When step S11 and step S12 are executed in the aforementioned manner for the predetermined space FS in the first environment including five objects Obl to Ob5 at respective predetermined positions therein, the first sub-environment map MPa in the first environment shown in FIG. 3B is created. FIG. 3B shows a part of the first sub-environment map MPa including the object Ob1. FIG. 3B shows an example where the first sub-environment map MPa is expressed with the object presence likelihood degree LH at a certain point in an XY-rectangular coordinate system having a coordinate origin on a left upper corner of the paper. The object presence likelihood degree LH takes a value ranging from 0 to 1, as described above. An object presence likelihood degree LH at a point where an object is determined to exist is defined as 1, and an object presence likelihood degree LH at a point where no object exists is defined as 0 through the execution of steps S11 and S12 described above. Each point around the point where the object is determined to exist is also allotted an object presence likelihood degree LH (LH<1 in this example) to obtain a predetermined distribution (e.g., a Gaussian distribution) having a peak of the object presence likelihood degree LH (LH=1 in this example) at the point where the object is determined to exist. In the example shown in FIG. 3B, an object presence likelihood degree LH at a certain point corresponding to the position on the surface of the object Ob1 is defined as 1. For convenience of the illustration, FIG. 3B illustrates object presence likelihood degrees of w1, w2 (0<w2<w1<1) allotted to points (0, 0) to (4, 4) around the point (2, 2) where the object is determined to exist, and omits description (illustration) of the object presence likelihood degree of w1, w2 allotted to points around remaining points, other than (2, 2), where the object is determined to exist and of an object presence likelihood degree 0 at the point where no object is determined to exist. Here, the object presence likelihood degree LH at each of points (4, 1) and (4, 3) is allotted w2 with respect to point (2, 2), and allotted w1 with respect to each of points (3, 2), (4, 2), and (5, 2). The object presence likelihood degree LH at each of points (1, 4) and (3, 4) is defined in the same manner. Besides, the environment map illustrated and described below similarly omits the description (illustration) of w1, w2, 0.

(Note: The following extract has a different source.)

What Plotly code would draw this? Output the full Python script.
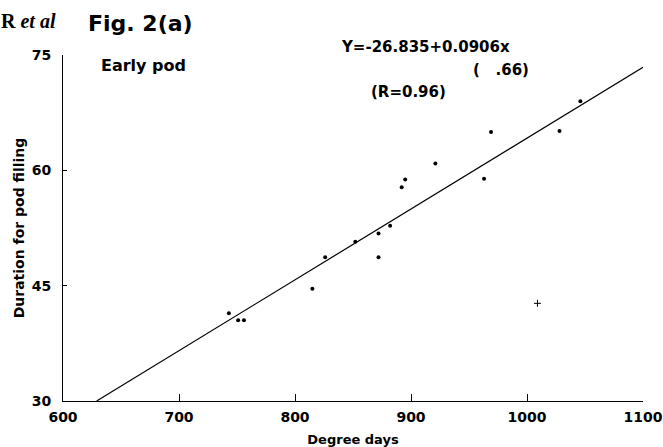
import plotly.graph_objects as go

# Data
degree_days = [743, 751, 756, 815, 826, 852, 872, 872, 882, 892, 895, 921, 963, 969, 1028, 1046]
duration = [41.4, 40.5, 40.5, 44.6, 48.7, 50.7, 51.8, 48.7, 52.8, 57.8, 58.8, 60.9, 58.9, 65.0, 65.1, 69.0]
outlier_x = [1009]
outlier_y = [42.7]

# Regression line Y = -26.835 + 0.0906x, end points
fit_x = [629, 1100]
fit_y = [30, 73.4]

x_ticks = [600, 700, 800, 900, 1000, 1100]
y_ticks = [30, 45, 60, 75]

FONT = "DejaVu Sans, Liberation Sans, Arial, sans-serif"
W, H = 663, 447
ML, MR, MT, MB = 63, 20, 55, 46
PW, PH = W - ML - MR, H - MT - MB


def px(x):
    return (x - ML) / PW


def py(y):
    return (H - MB - y) / PH


fig = go.Figure()
fig.add_trace(go.Scatter(x=fit_x, y=fit_y, mode="lines",
                         line=dict(color="black", width=1.2), showlegend=False))
fig.add_trace(go.Scatter(x=degree_days, y=duration, mode="markers",
                         marker=dict(color="black", size=4), showlegend=False))
fig.add_trace(go.Scatter(x=outlier_x, y=outlier_y, mode="markers",
                         marker=dict(color="black", size=5, symbol="cross-thin",
                                     line=dict(color="black", width=1)), showlegend=False))

bold = dict(family=FONT, weight="bold", color="black")

fig.update_layout(
    width=W, height=H,
    margin=dict(l=ML, r=MR, t=MT, b=MB, autoexpand=False),
    paper_bgcolor="white", plot_bgcolor="white",
    font=dict(family=FONT, color="black"),
    xaxis=dict(range=[600, 1100], tickvals=x_ticks, ticks="inside", ticklen=7,
               tickcolor="black", showline=True, linecolor="black", linewidth=1,
               showgrid=False, zeroline=False, automargin=False,
               tickfont=dict(size=14, **bold), ticklabelstandoff=3,
               title=dict(text="Degree days", font=dict(size=13, **bold), standoff=12)),
    yaxis=dict(range=[30, 75], tickvals=y_ticks, ticks="inside", ticklen=4,
               tickcolor="black", showline=True, linecolor="black", linewidth=1,
               showgrid=False, zeroline=False, automargin=False,
               tickfont=dict(size=14, **bold), ticklabelstandoff=8,
               title=dict(text="Duration for pod filling",
                          font=dict(size=14, **bold), standoff=3)),
    annotations=[
        dict(text="<b>R</b> <b><i>et al</i></b>", x=px(-1), y=py(21), xanchor="left",
             font=dict(family="Liberation Serif, Times New Roman, serif", size=20, color="black")),
        dict(text="Fig. 2(a)", x=px(86), y=py(24), xanchor="left",
             font=dict(size=22, **bold)),
        dict(text="Early pod", x=px(99), y=py(65), xanchor="left",
             font=dict(size=16, **bold)),
        dict(text="Y=-26.835+0.0906x", x=px(339), y=py(47), xanchor="left",
             font=dict(size=15, **bold)),
        dict(text="(   .66)", x=px(531), y=py(70), xanchor="right",
             font=dict(size=15, **bold)),
        dict(text="(R=0.96)", x=px(369), y=py(92), xanchor="left",
             font=dict(size=15, **bold)),
    ],
)
for a in fig.layout.annotations:
    a.xref = "paper"
    a.yref = "paper"
    a.showarrow = False
    a.yanchor = "middle"

fig.write_html("out.html",
               config={"displayModeBar": False},
               post_script="document.body.style.margin='0px';document.body.style.overflow='hidden';")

Next, the user changes the predetermined space from the first environment to the second environment. For instance, the predetermined space FS in the first environment shown in FIG. 3A additionally includes three objects Ob6 to Ob8 at predetermined positions therein, as shown in FIG. 4A. In the example shown in FIG. 4A, the object Ob6 comes into contact with (mounted to) the object Ob1, the object Ob7 comes into contact (mounted to) the object Ob2, and the object Ob8 comes into contact with (mounted to) the object Ob3. The additional objects Ob6 to Ob8 in this arrangement include, for example, an attachment of a manufacturing apparatus, a feeder vehicle for a parts mount apparatus, a workbench (work table), a parts box, and a tool box selectable suitably for a purpose of the predetermined space and a type thereof. In an example, an environment of an object Ob always being present in the predetermined space FS is expressible as the first environment, and an environment of an object Ob to be appropriately arranged on demand is expressible as the second environment. Arrangement of all the additional prospective objects Ob in the predetermined space FS in the first environment achieves more accurate estimation of the self-position even with the change from the first environment.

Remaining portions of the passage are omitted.